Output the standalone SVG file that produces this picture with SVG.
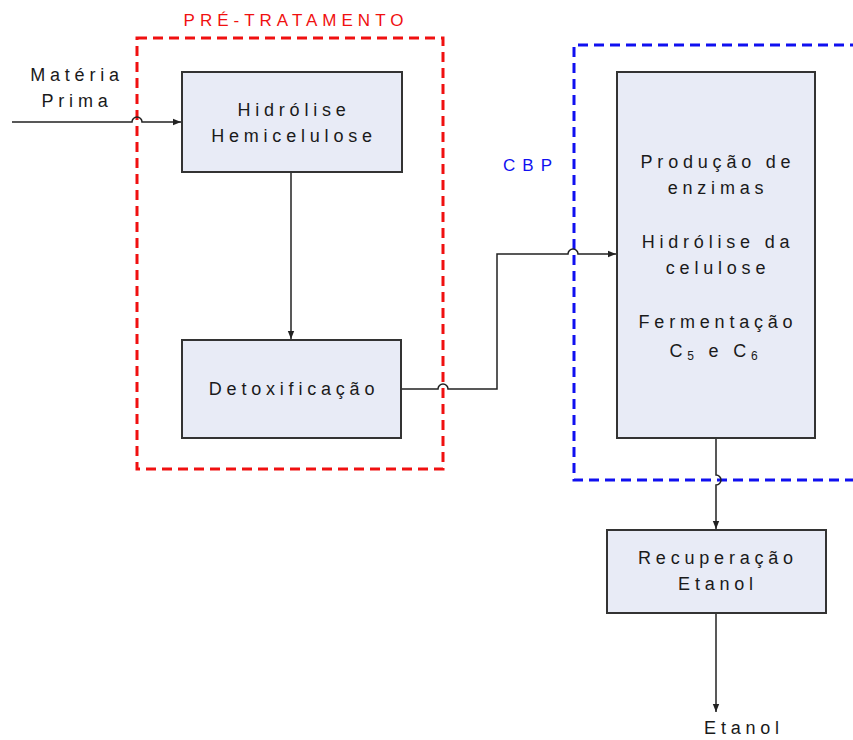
<svg xmlns="http://www.w3.org/2000/svg" width="853" height="740" viewBox="0 0 853 740">
<defs>
<marker id="arr" viewBox="0 0 10 10" refX="10" refY="5" markerWidth="8" markerHeight="8" markerUnits="userSpaceOnUse" orient="auto">
<path d="M0,1 L10,5 L0,9 Z" fill="#222"/>
</marker>
</defs>
<style>
.box{fill:#e8ebf6;stroke:#333;stroke-width:2}
.t{font-family:"Liberation Sans",Arial,sans-serif;font-size:18px;fill:#1a1a1a;text-anchor:middle;letter-spacing:4.8px}
.lbl{font-family:"Liberation Sans",Arial,sans-serif;font-size:17px;text-anchor:middle;letter-spacing:5px}
.conn{fill:none;stroke:#222;stroke-width:1.5}
.grpR{fill:none;stroke:#f01010;stroke-width:3;stroke-dasharray:10,6}
.grpB{fill:none;stroke:#1010f0;stroke-width:3;stroke-dasharray:10,6}
</style>
<g id="pretratamento">
<rect class="grpR" x="137" y="38" width="306" height="431"/>
<text class="lbl" x="296" y="26" fill="#f01010">PRÉ-TRATAMENTO</text>
</g>
<g id="cbp">
<path class="grpB" d="M860,45 H574 V480 H860"/>
<text class="lbl" x="531" y="171" fill="#1010f0" style="letter-spacing:7px">CBP</text>
</g>
<g id="connectors">
<path class="conn" d="M12,122 H132 A5,5 0 0 1 142,122 H181" marker-end="url(#arr)"/>
<path class="conn" d="M291,172 V339" marker-end="url(#arr)"/>
<path class="conn" d="M402,389 H438 A5,5 0 0 1 448,389 H497 V254 H568 A5,5 0 0 1 578,254 H616" marker-end="url(#arr)"/>
<path class="conn" d="M716,439 V475 A5,5 0 0 1 716,485 V529" marker-end="url(#arr)"/>
<path class="conn" d="M716,614 V712" marker-end="url(#arr)"/>
</g>
<g id="materia-prima">
<text class="t" x="77" y="81">Matéria</text>
<text class="t" x="77" y="107">Prima</text>
</g>
<g id="hidrolise-hemicelulose">
<rect class="box" x="182" y="72" width="220" height="100"/>
<text class="t" x="294" y="116">Hidrólise</text>
<text class="t" x="294" y="142">Hemicelulose</text>
</g>
<g id="detoxificacao">
<rect class="box" x="182" y="340" width="219" height="98"/>
<text class="t" x="294" y="395">Detoxificação</text>
</g>
<g id="cbp-reator">
<rect class="box" x="617" y="72" width="198" height="366"/>
<text class="t" x="718" y="168">Produção de</text>
<text class="t" x="718" y="194">enzimas</text>
<text class="t" x="718" y="248">Hidrólise da</text>
<text class="t" x="718" y="274">celulose</text>
<text class="t" x="718" y="328">Fermentação</text>
<text class="t" x="716" y="357">C<tspan font-size="12" dy="3">5</tspan><tspan dy="-3"> e C</tspan><tspan font-size="12" dy="3">6</tspan></text>
</g>
<g id="recuperacao-etanol">
<rect class="box" x="607" y="530" width="219" height="83"/>
<text class="t" x="718" y="564">Recuperação</text>
<text class="t" x="718" y="590">Etanol</text>
</g>
<g id="etanol">
<text class="t" x="744" y="734">Etanol</text>
</g>
</svg>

===============

▶ PROBLEM DESCRIPTION:
Without including any picture, repeat the data exactly.

▶ FINISHED ANSWER:
Output the standalone SVG file that produces this picture with SVG.
<svg xmlns="http://www.w3.org/2000/svg" width="853" height="740" viewBox="0 0 853 740">
<defs>
<marker id="arr" viewBox="0 0 10 10" refX="10" refY="5" markerWidth="8" markerHeight="8" markerUnits="userSpaceOnUse" orient="auto">
<path d="M0,1 L10,5 L0,9 Z" fill="#222"/>
</marker>
</defs>
<style>
.box{fill:#e8ebf6;stroke:#333;stroke-width:2}
.t{font-family:"Liberation Sans",Arial,sans-serif;font-size:18px;fill:#1a1a1a;text-anchor:middle;letter-spacing:4.8px}
.lbl{font-family:"Liberation Sans",Arial,sans-serif;font-size:17px;text-anchor:middle;letter-spacing:5px}
.conn{fill:none;stroke:#222;stroke-width:1.5}
.grpR{fill:none;stroke:#f01010;stroke-width:3;stroke-dasharray:10,6}
.grpB{fill:none;stroke:#1010f0;stroke-width:3;stroke-dasharray:10,6}
</style>
<g id="pretratamento">
<rect class="grpR" x="137" y="38" width="306" height="431"/>
<text class="lbl" x="296" y="26" fill="#f01010">PRÉ-TRATAMENTO</text>
</g>
<g id="cbp">
<path class="grpB" d="M860,45 H574 V480 H860"/>
<text class="lbl" x="531" y="171" fill="#1010f0" style="letter-spacing:7px">CBP</text>
</g>
<g id="connectors">
<path class="conn" d="M12,122 H132 A5,5 0 0 1 142,122 H181" marker-end="url(#arr)"/>
<path class="conn" d="M291,172 V339" marker-end="url(#arr)"/>
<path class="conn" d="M402,389 H438 A5,5 0 0 1 448,389 H497 V254 H568 A5,5 0 0 1 578,254 H616" marker-end="url(#arr)"/>
<path class="conn" d="M716,439 V475 A5,5 0 0 1 716,485 V529" marker-end="url(#arr)"/>
<path class="conn" d="M716,614 V712" marker-end="url(#arr)"/>
</g>
<g id="materia-prima">
<text class="t" x="77" y="81">Matéria</text>
<text class="t" x="77" y="107">Prima</text>
</g>
<g id="hidrolise-hemicelulose">
<rect class="box" x="182" y="72" width="220" height="100"/>
<text class="t" x="294" y="116">Hidrólise</text>
<text class="t" x="294" y="142">Hemicelulose</text>
</g>
<g id="detoxificacao">
<rect class="box" x="182" y="340" width="219" height="98"/>
<text class="t" x="294" y="395">Detoxificação</text>
</g>
<g id="cbp-reator">
<rect class="box" x="617" y="72" width="198" height="366"/>
<text class="t" x="718" y="168">Produção de</text>
<text class="t" x="718" y="194">enzimas</text>
<text class="t" x="718" y="248">Hidrólise da</text>
<text class="t" x="718" y="274">celulose</text>
<text class="t" x="718" y="328">Fermentação</text>
<text class="t" x="716" y="357">C<tspan font-size="12" dy="3">5</tspan><tspan dy="-3"> e C</tspan><tspan font-size="12" dy="3">6</tspan></text>
</g>
<g id="recuperacao-etanol">
<rect class="box" x="607" y="530" width="219" height="83"/>
<text class="t" x="718" y="564">Recuperação</text>
<text class="t" x="718" y="590">Etanol</text>
</g>
<g id="etanol">
<text class="t" x="744" y="734">Etanol</text>
</g>
</svg>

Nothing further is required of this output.